The advisors who do both money management and financial planning normally charge a percentage fee based upon assets. However, some charge a percentage fee for the money management and an hourly fee for financial planning.

The primary advantage offered by fee-only advisors is the way they are compensated. Advice and commissions are separated. The only way a fee-only money manager can increase his or her own income is to increase the performance and therefore the size of the client’s portfolio. This produces a win/win relationship for both the client and advisor. If the fee-only advisor is independent, there is no management influence or commissions quota. The only disadvantage might be the experience of the advisor. The new Investment Advisor Act recently divided the regulation of investment advisors between the SEC and the state securities department. Firms with assets under $25 million are regulated by the state securities department, while those with assets over $25 million are regulated by the SEC.

Don’t be confused by the two terms fee-only and fee-based. They are not the same. Fee-based RIAs (Registered Investment Advisor) manage portfolios for clients but receive commissions and fees. Some offset their fees by the amount of the commissions charged to each account. The commissions can be somewhat disguised using a technique known as soft dollars. The broker used by the advisor for trading purposes will charge additional commission (a few cents per share) to each trade made in each client’s account. The brokerage firm will pass along the additional commission to the advisor by paying for certain services that are normally part of the advisor’s own overhead expenses, such as research, software, and market quotation services. Some fee-based RIAs offer financial planning.

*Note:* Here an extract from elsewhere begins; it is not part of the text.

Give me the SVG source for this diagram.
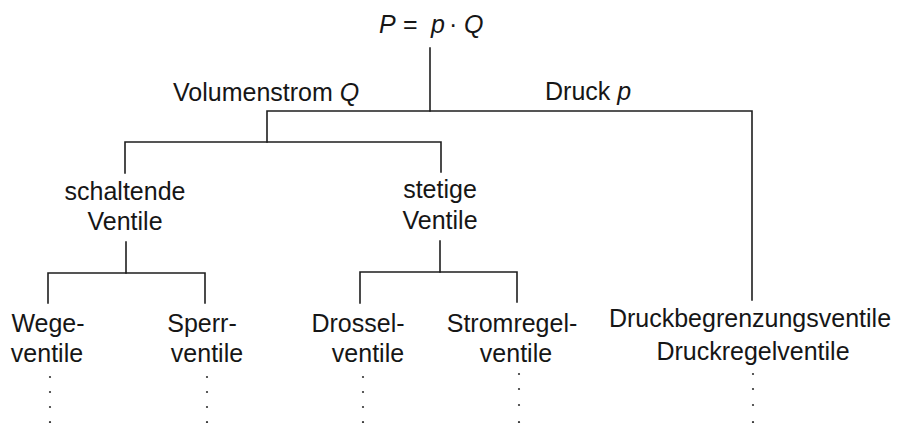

The advantage of using an independent fee-based RIA is the absence of influence from management normally experienced at full-service brokerage firms. The primary disadvantage involves how they are compensated. As is the case in dealing with investment brokers, many investors feel commission-based investment advice from a non-fee-only RIA is a conflict of interest. When you have any investment planning done by a non-fee-only RIA, make sure you know the full extent of commissions that will be involved in all the suggested investments. Fee-based RIAs are regulated by the SEC, your state’s securities department, and the National Association of Securities Dealers.